Explore information derived from various satellite imagery sources
Access research-ready and customised datasets
Study environmental vulnerability, urban development and housing, inequalities, and wellbeing
User-friendly platform for social scientists, health researchers and policymakers

Imago, Data Service for Imagery

Unlocking the potential of satellite imagery to provide a richer understanding of urgent challenges facing the UK.

Imago, Data Service for Imagery is a data service that transforms the utility of satellite imagery to revolutionise our understanding of issues such as environmental vulnerability, urban development, housing, health and wellbeing.

Imago will achieve this goal by translating complex imagery data into data products researchers and policymakers require, delivering them through intuitive and user-friendly interfaces.

The team will grow capacity for using imagery-based data across a range of sectors, career stages, and disciplines.

Data focus

  • High-resolution satellite imagery across urban and rural environments
  • Remotely sensed imaging including nighttime lights, radar, or pollution, processed for applications in social sciences, public health, and policymaking
  • Intuitive metrics for sustainability, prosperity and wellbeing, derived from imagery across space and over time

What’s coming?

  • Engagement events with application partners and stakeholders to identify priorities
  • Data products that translate pixels into insights through AI, delivered to users in familiar formats, multiple geographies, and intuitive interfaces
  • Open training materials to demystify the use of imagery in social science, public health, and policymaking
  • Community events to nurture the creation, adoption, and use of imagery in non-traditional contexts

Satellite imagery supports planning decisions

Satellite imagery can help provide accurate assessments of air pollution and house prices, which have traditionally relied on extensive and expensive ‘on-the-ground’ data collection. 

In 2022, Imago members at the Alan Turing Institute partnered with the Geospatial Commission to explore how decisions about land use could be supported with geospatial data, including earth observation data and artificial intelligence.

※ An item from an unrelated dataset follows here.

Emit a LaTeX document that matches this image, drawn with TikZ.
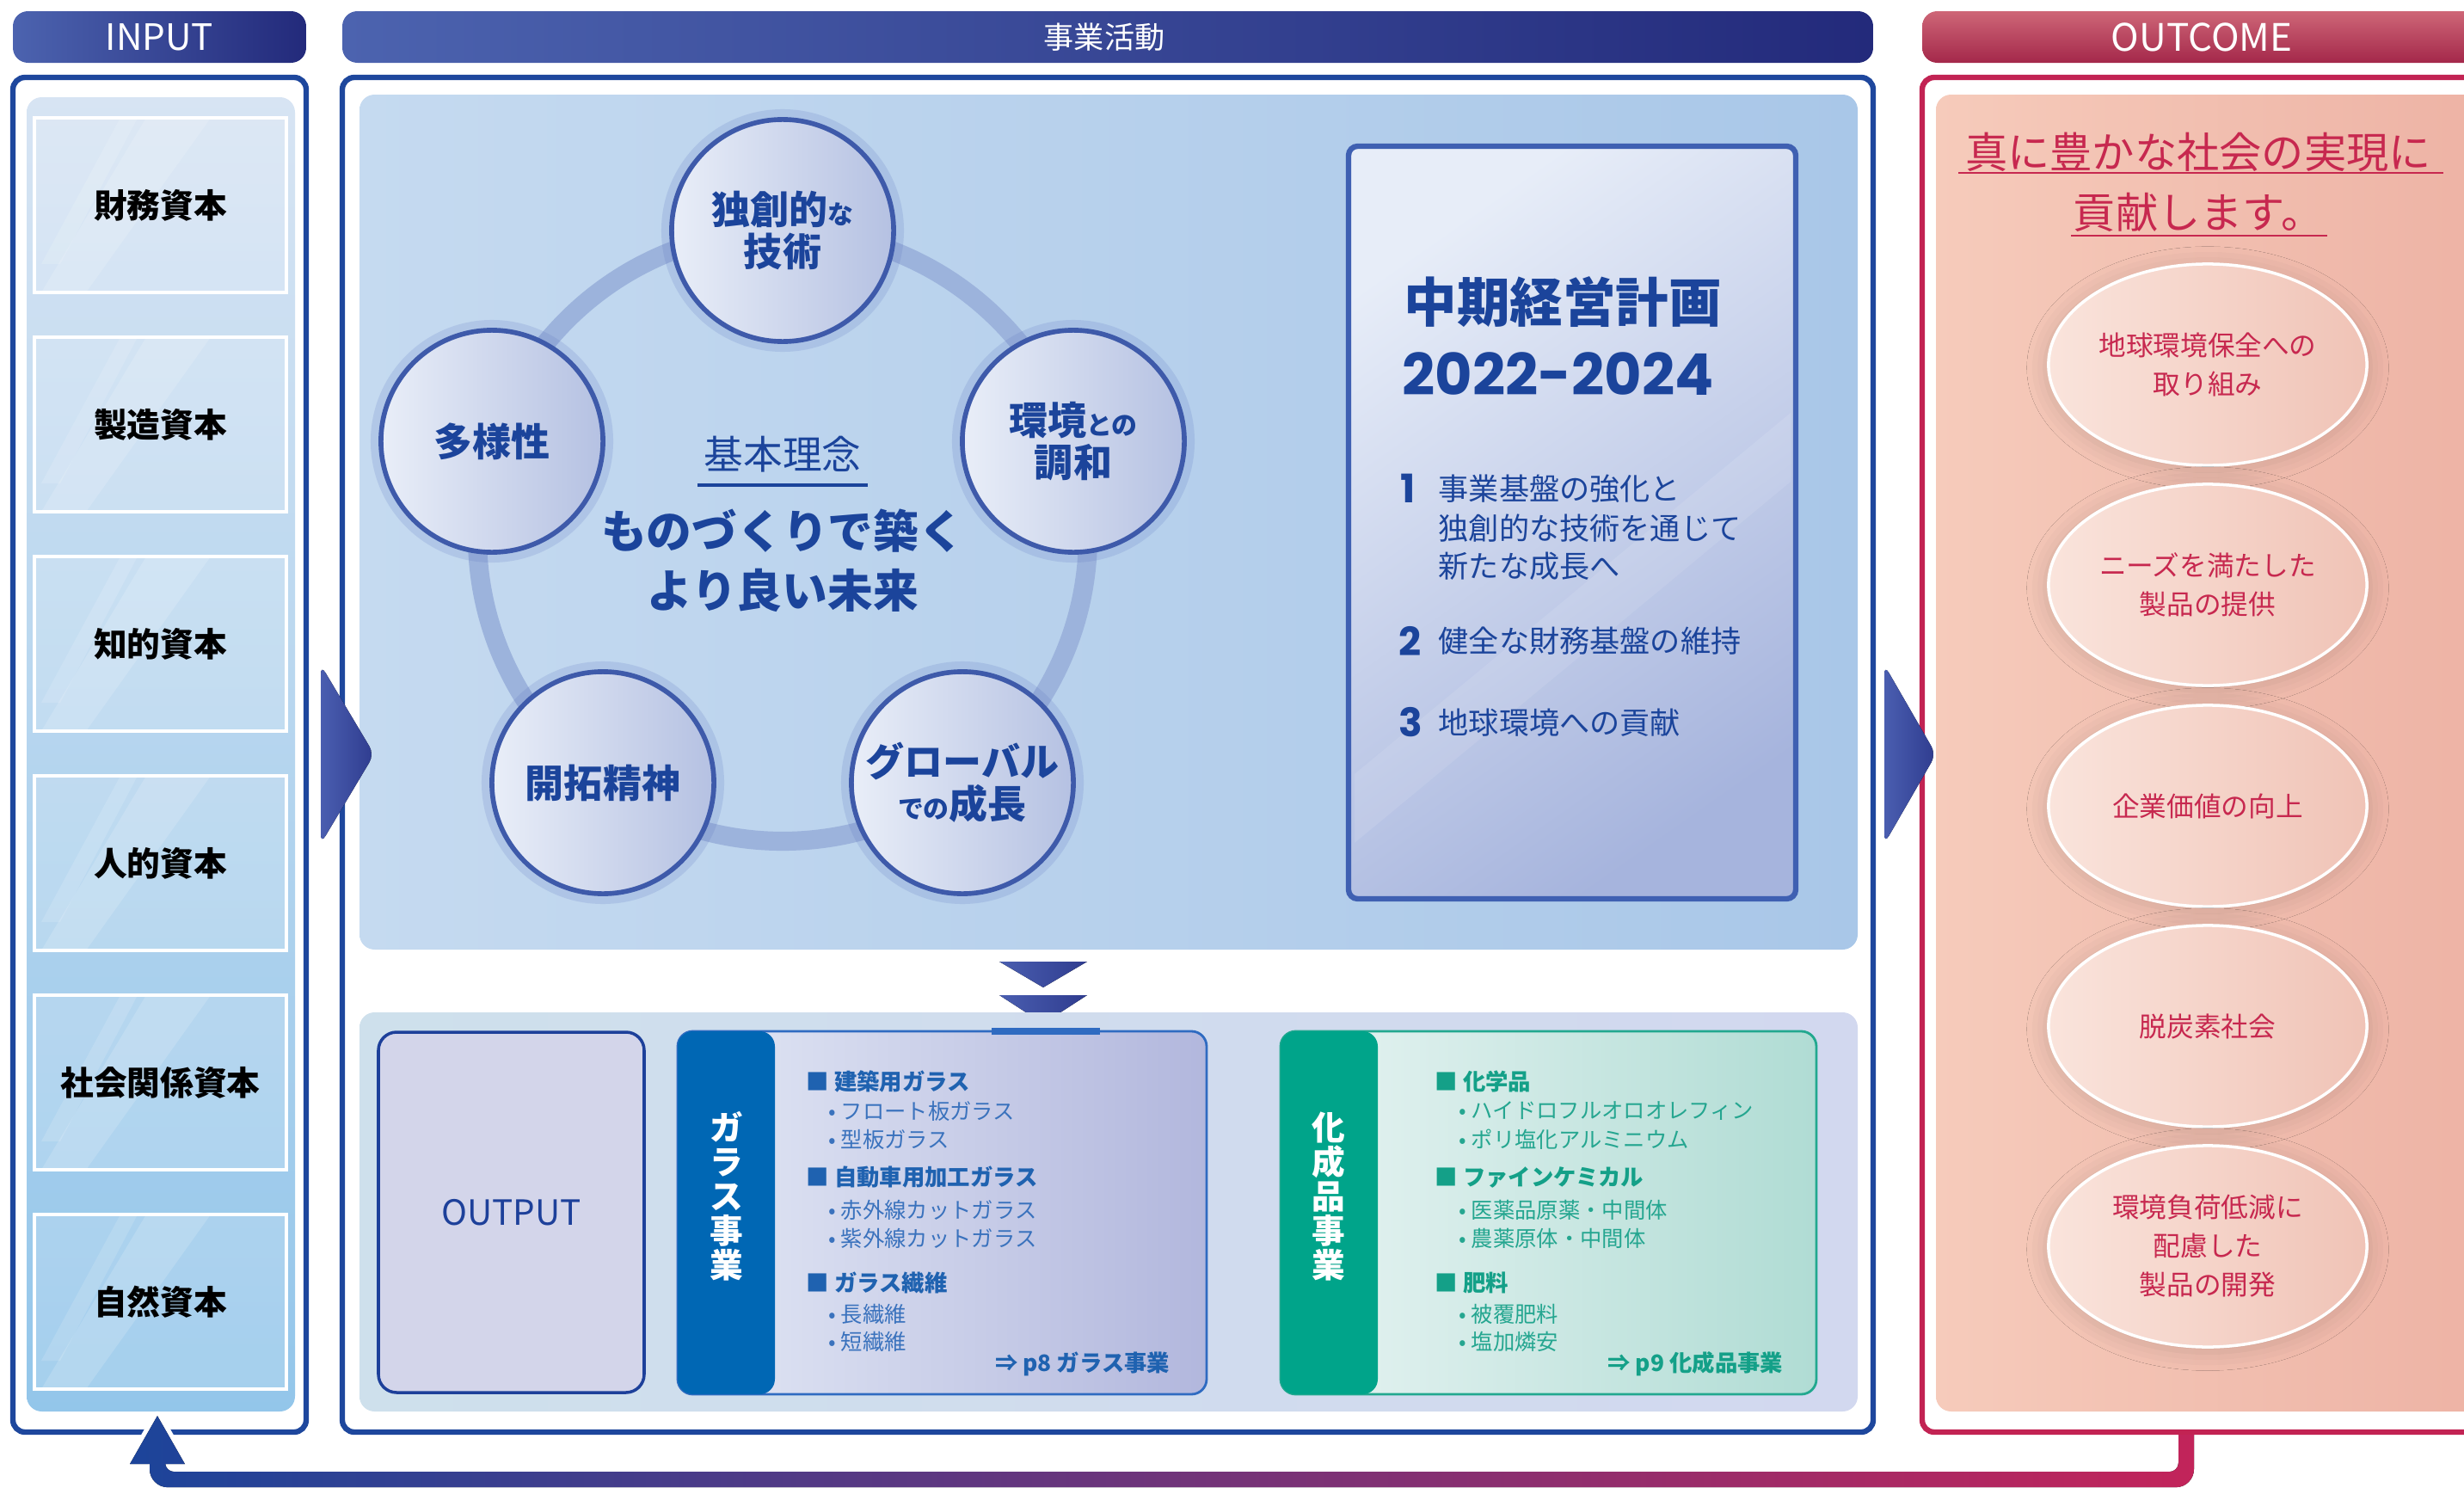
\documentclass[tikz,border=0pt]{standalone}
\usepackage{fontspec}
\setmainfont{Noto Sans CJK JP}
\newfontfamily\popfont{Poppins}
\usetikzlibrary{fit,shapes.geometric,shadows.blur,calc}
\newcommand\fsz[2]{\fontsize{#1}{#2}\selectfont}

\definecolor{hdrL}{HTML}{4C63AF}
\definecolor{hdrD}{HTML}{232A7B}
\definecolor{frameB}{HTML}{1E479D}
\definecolor{inTop}{HTML}{D7E4F3}
\definecolor{inBot}{HTML}{93C6EA}
\definecolor{bizL}{HTML}{C5DAF0}
\definecolor{bizR}{HTML}{A9C7E8}
\definecolor{ringC}{HTML}{9CB3DC}
\definecolor{circB}{HTML}{3E5AAA}
\definecolor{circL}{HTML}{E9EEF8}
\definecolor{circR}{HTML}{B5C1E2}
\definecolor{glowC}{HTML}{5A72C0}
\definecolor{navyT}{HTML}{1B449B}
\definecolor{planB}{HTML}{3F60B2}
\definecolor{planL}{HTML}{E7EDF8}
\definecolor{planR}{HTML}{A6B4DD}
\definecolor{lowL}{HTML}{CEE0EC}
\definecolor{lowR}{HTML}{D2D8EF}
\definecolor{outBoxF}{HTML}{D3D5EA}
\definecolor{outBoxB}{HTML}{1D409A}
\definecolor{glassBar}{HTML}{0067B4}
\definecolor{glassL}{HTML}{E3E8F5}
\definecolor{glassR}{HTML}{B2B7DD}
\definecolor{glassB}{HTML}{2F6BC1}
\definecolor{glassT}{HTML}{1F62B0}
\definecolor{glassS}{HTML}{3A72BD}
\definecolor{chemBar}{HTML}{00A48A}
\definecolor{chemL}{HTML}{E8F4F3}
\definecolor{chemR}{HTML}{B0DCD4}
\definecolor{chemB}{HTML}{22A88F}
\definecolor{chemT}{HTML}{14A088}
\definecolor{chemS}{HTML}{25A690}
\definecolor{ocTop}{HTML}{CE6677}
\definecolor{ocBot}{HTML}{A4284A}
\definecolor{ocFrame}{HTML}{C22353}
\definecolor{ocL}{HTML}{F6CBBB}
\definecolor{ocR}{HTML}{EDB2A4}
\definecolor{ocT}{HTML}{C7284F}
\definecolor{ovalL}{HTML}{FAE4DC}
\definecolor{ovalR}{HTML}{F0C3B6}
\definecolor{arrD}{HTML}{2F3C8F}
\definecolor{arrL}{HTML}{4A5EB0}
\definecolor{retL}{HTML}{1C449A}
\definecolor{retM}{HTML}{5E3E8E}
\definecolor{retR}{HTML}{C2245A}

\tikzset{
  hdr/.style={inner sep=0pt, rounded corners=5pt, draw=none},
  hdrtext/.style={text=white, inner sep=0pt},
  frameblue/.style={inner sep=0pt, rounded corners=4pt, draw=frameB, line width=1.8pt, fill=white},
  framered/.style={inner sep=0pt, rounded corners=4pt, draw=ocFrame, line width=1.8pt, fill=white},
  panel/.style={inner sep=0pt, rounded corners=5pt, draw=none},
  inbox/.style={inner sep=0pt, draw=white, line width=0.9pt, fill=white, fill opacity=0.16},
  intext/.style={inner sep=0pt, font=\bfseries\fsz{11}{13}, text=black},
  pcirc/.style={circle, minimum size=2.58cm, inner sep=0pt, draw=circB, line width=1.6pt,
     left color=circL, right color=circR, text=navyT, align=center, font=\bfseries\fsz{12.8}{14}},
  glow/.style={glowC, opacity=0.18, line width=4pt},
  plantext/.style={anchor=west, inner sep=0pt, text=navyT},
  arrtri/.style={left color=arrL, right color=arrD, draw=none},
  gh/.style={anchor=west, inner sep=0pt, text=glassT, font=\bfseries\fsz{7.5}{9}},
  gs/.style={anchor=west, inner sep=0pt, text=glassS, font=\fsz{7.2}{9}},
  ch/.style={anchor=west, inner sep=0pt, text=chemT, font=\bfseries\fsz{7.5}{9}},
  cs/.style={anchor=west, inner sep=0pt, text=chemS, font=\fsz{7.2}{9}},
  vbar/.style={inner sep=0pt, text=white, align=center, font=\bfseries\fsz{11}{11.4}},
  oval/.style={ellipse, minimum width=3.7cm, minimum height=2.34cm, inner sep=0pt,
     left color=ovalL, right color=ovalR, draw=white, line width=1pt, text=ocT, align=center,
     font=\fsz{9}{12.8},
     blur shadow={shadow xshift=0pt, shadow yshift=-1pt, shadow scale=1.02, shadow opacity=14, shadow blur radius=6pt}},
}

\begin{document}
\begin{tikzpicture}[x=0.01cm,y=-0.01cm]
\useasboundingbox (0,0) rectangle (2865,1730);

% ---------- headers ----------
\node[hdr, left color=hdrL, right color=hdrD, fit={(15,13)(356,73)}] (hin) {};
\node[hdrtext, font=\fsz{12}{14}] (hintext) at (hin.center) {INPUT};
\node[hdr, left color=hdrL, right color=hdrD, fit={(398,13)(2178,73)}] (hbiz) {};
\node[hdrtext, font=\fsz{10}{12}] (hbiztext) at (1284,43) {事業活動};
\node[hdr, top color=ocTop, bottom color=ocBot, fit={(2235,13)(2905,73)}] (hout) {};
\node[hdrtext, font=\fsz{12.5}{14}] (houttext) at (2560,43) {OUTCOME};

% ---------- frames ----------
\node[frameblue, fit={(15,90)(356,1665)}] (inframe) {};
\node[frameblue, fit={(398,90)(2178,1665)}] (bizframe) {};
\node[framered, fit={(2235,90)(2905,1665)}] (outframe) {};

% ---------- input panel ----------
\node[panel, top color=inTop, bottom color=inBot, fit={(31,113)(343,1641)}] (inpanel) {};
\foreach \i/\t in {0/財務資本,1/製造資本,2/知的資本,3/人的資本,4/社会関係資本,5/自然資本}{
  \pgfmathsetmacro\yt{137+255*\i}
  \pgfmathsetmacro\yb{\yt+203}
  \fill[white, opacity=0.16] (170,\yt) -- (245,\yt) -- (100,\yb) -- (48,\yb) -- cycle;
  \fill[white, opacity=0.14] (140,\yt) -- (160,\yt) -- (70,\yt+170) -- (48,\yt+170) -- cycle;
  \node[inbox, fit={(40,\yt)(333,\yb)}] (in\i) {};
  \node[intext] (in\i t) at (in\i.center) {\t};
}

% ---------- business upper panel ----------
\node[panel, left color=bizL, right color=bizR, fit={(418,110)(2160,1104)}] (bizpanel) {};
\draw[ringC, line width=6.3pt] (910,623) circle[radius=355];

\foreach \p in {(910,268),(572,513),(1248,513),(701,910),(1119,910)}{
  \draw[glow] \p circle[radius=134];
}
\node[pcirc] (c1) at (910,268) {独創的{\fsz{8.5}{10}な}\\技術};
\node[pcirc] (c2) at (572,513) {多様性};
\node[pcirc] (c3) at (1248,513) {環境{\fsz{8.5}{10}との}\\調和};
\node[pcirc] (c4) at (701,910) {開拓精神};
\node[pcirc] (c5) at (1119,910) {グローバル\\{\fsz{8.5}{10}での}成長};

\node[text=navyT, font=\fsz{13}{15}, inner sep=2pt] (kihon) at (910,528) {基本理念};
\draw[navyT, line width=1pt] ([yshift=-2pt]kihon.south west) -- ([yshift=-2pt]kihon.south east);
\node[text=navyT, align=center, font=\bfseries\fsz{15}{19.6}] (motto) at (910,652) {ものづくりで築く\\より良い未来};

% plan box
\node[inner sep=0pt, rounded corners=3pt, draw=planB, line width=1.8pt,
      top color=planL, bottom color=planR, shading angle=35,
      fit={(1568,170)(2088,1045)}] (plan) {};
\fill[white, opacity=0.10] (1575,900) -- (2082,480) -- (2082,560) -- (1575,980) -- cycle;
\node[plantext, font=\bfseries\fsz{17.5}{20}] (ptitle) at (1632,351) {中期経営計画};
\node[plantext, font=\popfont\bfseries\fsz{19}{20}] (pyear) at (1630,435) {2022-2024};
\node[plantext, font=\popfont\bfseries\fsz{13}{15}] (n1) at (1628,568) {1};
\node[plantext, font=\fsz{10}{12}] (t1a) at (1672,568) {事業基盤の強化と};
\node[plantext, font=\fsz{10}{12}] (t1b) at (1672,614) {独創的な技術を通じて};
\node[plantext, font=\fsz{10}{12}] (t1c) at (1672,658) {新たな成長へ};
\node[plantext, font=\popfont\bfseries\fsz{13}{15}] (n2) at (1626,745) {2};
\node[plantext, font=\fsz{10}{12}] (t2) at (1672,745) {健全な財務基盤の維持};
\node[plantext, font=\popfont\bfseries\fsz{13}{15}] (n3) at (1626,840) {3};
\node[plantext, font=\fsz{10}{12}] (t3) at (1672,840) {地球環境への貢献};

% down arrows
\fill[arrtri] (1162,1118) -- (1264,1118) -- (1213,1148) -- cycle;
\fill[arrtri] (1162,1157) -- (1264,1157) -- (1213,1190) -- cycle;

% ---------- business lower panel ----------
\node[panel, left color=lowL, right color=lowR, fit={(418,1177)(2160,1641)}] (lowpanel) {};
\node[inner sep=0pt, rounded corners=6pt, draw=outBoxB, line width=1pt, fill=outBoxF,
      fit={(440,1200)(749,1619)}] (output) {};
\node[inner sep=0pt, text=outBoxB, font=\fsz{11.5}{13}] (outputtext) at (output.center) {OUTPUT};

% glass business
\node[inner sep=0pt, rounded corners=5pt, draw=glassB, line width=0.8pt,
      left color=glassL, right color=glassR, fit={(788,1199)(1403,1621)}] (glass) {};
\draw[glassB, line width=2.2pt] (1153,1199) -- (1279,1199);
\node[inner sep=0pt, rounded corners=5pt, fill=glassBar, fit={(788,1199)(901,1621)}] (glassbar) {};
\node[vbar] (glasslabel) at (845,1391) {ガ\\ラ\\ス\\事\\業};
\node[gh] (g1) at (937,1257) {■ 建築用ガラス};
\node[gs] (g1a) at (963,1292) {• フロート板ガラス};
\node[gs] (g1b) at (963,1325) {• 型板ガラス};
\node[gh] (g2) at (937,1369) {■ 自動車用加工ガラス};
\node[gs] (g2a) at (963,1407) {• 赤外線カットガラス};
\node[gs] (g2b) at (963,1440) {• 紫外線カットガラス};
\node[gh] (g3) at (937,1491) {■ ガラス繊維};
\node[gs] (g3a) at (963,1528) {• 長繊維};
\node[gs] (g3b) at (963,1560) {• 短繊維};
\node[gh, anchor=east] (glink) at (1361,1586) {⇒ p8 ガラス事業};

% chemical business
\node[inner sep=0pt, rounded corners=5pt, draw=chemB, line width=0.8pt,
      left color=chemL, right color=chemR, fit={(1489,1199)(2112,1621)}] (chem) {};
\node[inner sep=0pt, rounded corners=5pt, fill=chemBar, fit={(1489,1199)(1602,1621)}] (chembar) {};
\node[vbar] (chemlabel) at (1545,1391) {化\\成\\品\\事\\業};
\node[ch] (k1) at (1668,1257) {■ 化学品};
\node[cs] (k1a) at (1696,1292) {• ハイドロフルオロオレフィン};
\node[cs] (k1b) at (1696,1325) {• ポリ塩化アルミニウム};
\node[ch] (k2) at (1668,1369) {■ ファインケミカル};
\node[cs] (k2a) at (1696,1407) {• 医薬品原薬・中間体};
\node[cs] (k2b) at (1696,1440) {• 農薬原体・中間体};
\node[ch] (k3) at (1668,1491) {■ 肥料};
\node[cs] (k3a) at (1696,1528) {• 被覆肥料};
\node[cs] (k3b) at (1696,1560) {• 塩加燐安};
\node[ch, anchor=east] (klink) at (2074,1586) {⇒ p9 化成品事業};

% ---------- outcome panel ----------
\node[panel, left color=ocL, right color=ocR, fit={(2251,110)(2905,1641)}] (ocpanel) {};
\node[text=ocT, font=\fsz{14}{16}, inner sep=2pt] (oct1) at (2556,177) {真に豊かな社会の実現に};
\draw[ocT, line width=0.7pt] (2277,201) -- (2841,201);
\node[text=ocT, font=\fsz{14}{16}, inner sep=2pt] (oct2) at (2556,247) {貢献します。};
\draw[ocT, line width=0.7pt] (2408,274) -- (2706,274);

\node[oval] (o1) at (2567,424) {地球環境保全への\\取り組み};
\node[oval] (o2) at (2567,680) {ニーズを満たした\\製品の提供};
\node[oval] (o3) at (2567,937) {企業価値の向上};
\node[oval] (o4) at (2567,1193) {脱炭素社会};
\node[oval] (o5) at (2567,1449) {環境負荷低減に\\配慮した\\製品の開発};

% ---------- flow arrows ----------
\fill[arrtri, rounded corners=3pt] (373,773) -- (435,877) -- (373,981) -- cycle;
\fill[arrtri, rounded corners=3pt] (2191,773) -- (2251,877) -- (2191,981) -- cycle;

% return arrow from OUTCOME back to INPUT
\coordinate (rs) at (outframe.south -| 2542,0);
\coordinate (rt) at ([yshift=0.22cm]inframe.south -| 183,0);
\draw[white, line width=3pt, line join=round] ($(rt)+(-33,57)$) -- (rt) -- ($(rt)+(33,57)$);
\fill[left color=retL, middle color=retM, right color=retR]
  ($(rs)+(-9,0)$) -- ($(rs)+(9,0)$) [rounded corners=6pt] -- ($(rs)+(9,61)$) -- ($(rt)+(-9,83)$) [sharp corners] -- ($(rt)+(-9,56)$)
  -- ($(rt)+(-32,56)$) -- (rt) -- ($(rt)+(32,56)$) -- ($(rt)+(9,56)$) [rounded corners=3pt] -- ($(rt)+(9,65)$) -- ($(rs)+(-9,43)$) [sharp corners] -- cycle;
\end{tikzpicture}
\end{document}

The DemoLand project used data from multiple sources to predict quality-of-life indicators, including house prices and atmospheric pollution levels. The team studied data extracted from satellite images leveraged by foundation AI models. The findings showed satellite imagery can provide a powerful complement and supplement to these approaches.

The team

Imago brings together world-leading experts in earth observation, geographic data science, social science and public health. Leading the team are Professor Daniel Arribas-Bel from the University of Liverpool and Professor Rachel Franklin.